RTÜK Üyesi Tuncay Keser, TRT Haber ve Haber Global hakkında iki ayrı dilekçeyi Üst Kurul’a sundu.
TRT ile ilgili dilekçesinde, 19 Mart 2025 tarihinde başlatılan adli soruşturmanın ardından, TRT Haber’deki yayınların “tarafsızlık, masumiyet karinesi ve habercilik etiği” ile uyumlu olmadığını ifade eden Keser, soruşturmanın gizliliğini ihlal eden ve kişileri suçlu ilan eden yayınlar yapıldığını belirtti. Bu konuda 21 Mart ve 10 Nisan tarihlerinde iki ayrı başvuru yaptığını ancak başvurularının gündeme alınmadığını vurguladı.
“TRT HABER HABER VERME SINIRLARINI AŞARAK, SİSTEMATİK OLARAK İHLAL ETMİŞTİR”

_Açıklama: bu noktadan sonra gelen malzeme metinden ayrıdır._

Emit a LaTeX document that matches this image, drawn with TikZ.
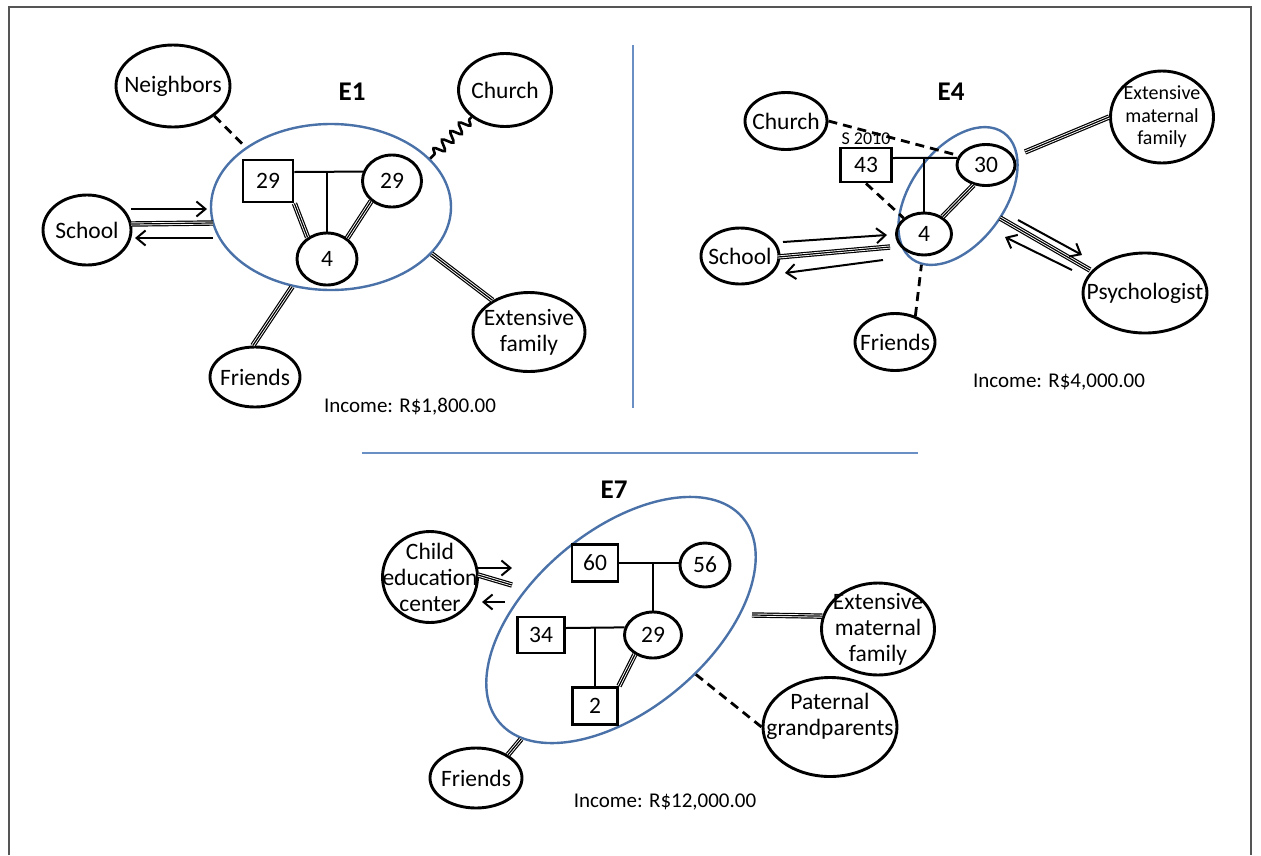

Keser, TRT Haber’in 17-24 Mayıs 2025 tarihleri arasındaki haber bültenlerinde ihlallerin sürdüğünü belirterek, şu ifadeleri kullandı:
“İBB soruşturması kapsamındaki haber içerikleri ile programlar incelendiğinde, haber verme sınırlarının aşıldığı, soruşturmanın gizliliğinin ihlal edildiği ve tek yanlı yayınların devam ettiği görülmektedir. Kamu yayıncılığının temel ilkelerine aykırılıklar sistematik bir şekilde tekrarlanmaktadır.
TRT Haber’in 17-24 Mayıs 2025 tarihlerinde yayınlanan haberlerinde, başlıklar, alt yazılar ve metinlerde suçlayıcı ve itham edici bir dil kullanıldığı, bazı ifadelerin ‘iddia’ niteliğini aşarak, kesin bilgiymiş gibi sunulduğu tespit edilmiştir. Bu dönem içerisinde ‘İBB Soruşturması’ ile ilgili haberlerin, ‘tek yanlı ve taraflı yayın yapmamak’, ‘kişilerin şeref ve haysiyetlerine saygılı olmak’, ‘yargı kararı ile kesinleşmedikçe hiç kimse suçlu ilan edilemez’ ilkeleriyle örtüşmediği aşikardır. Söz konusu haberlerle, 2954 sayılı Türkiye Radyo ve Televizyon Kanunu ve 6112 sayılı Radyo ve Televizyonların Kuruluş ve Yayın Hizmetleri Hakkında Kanun’un birden fazla maddesi, haber verme sınırlarını aşarak sistematik bir şekilde ihlal edilmiştir.”
Haber Global ile ilgili dilekçesinde ise, 27 Mayıs’ta yayımlanan “Mesele” adlı programda gazeteci Nedim Şener’in, İBB Başkanı Ekrem İmamoğlu hakkında sarf ettiği, “Yani İmamoğlu denilen müteahhit bozması bir yolsuzluk ve rüşvetçinin, Cumhurbaşkanlığı hırsı için adamlar hayatlarını, ailelerini, hayatlarını tehlikeye mi atsın?” ve “Ahlaksız kardeşim ya adam. Diplomasını öyle alan adama bak. Ya bak çok özür dilerim, leş gibi yolsuzluk, leş gibi çürümüşlük, leş gibi bir şey hedefi olan bir adamdan bahsediyoruz ya” ifadelerine dikkat çekti.
“MODERATÖRÜN NEFRET DİLİNE YAKLAŞAN TÜM SÖYLEMLERE MÜDAHALE ETMESİ GEREKİRDİ”
Bu ifadelerin eleştiri sınırlarını aştığını belirten Keser, şunları söyledi:
“Söz konusu ifadelerin suçlayıcı, küçük düşürücü ve aşağılayıcı nitelikte olduğu açıktır. Hakkında kesinleşmiş bir yargı kararı bulunmayan İstanbul Belediye Başkanını hedef alan hakaret içeren ifadeler, eleştiri ve ifade özgürlüğü kapsamında değerlendirilemez. Moderatörün, bu programda yalnızca doğrudan hakaret içeren sözler için değil, sistematik olarak hedef gösteren, itibarsızlaştıran ve nefret diline yaklaşan tüm söylemlere müdahale etmesi gerekirdi. Ancak moderatör Hilal Özdemir, konuğuna herhangi bir uyarıda bulunmamış ve düzeltme girişiminde de bulunmamıştır. Bu durum, seçilmiş bir belediye başkanının kişilik haklarının ihlal edildiği ve şeref ile haysiyetine ağır saldırılar içeren ifadelerin bulunduğu yayının, 6112 sayılı yasa çerçevesinde incelenmesini zorunlu kılmaktadır.”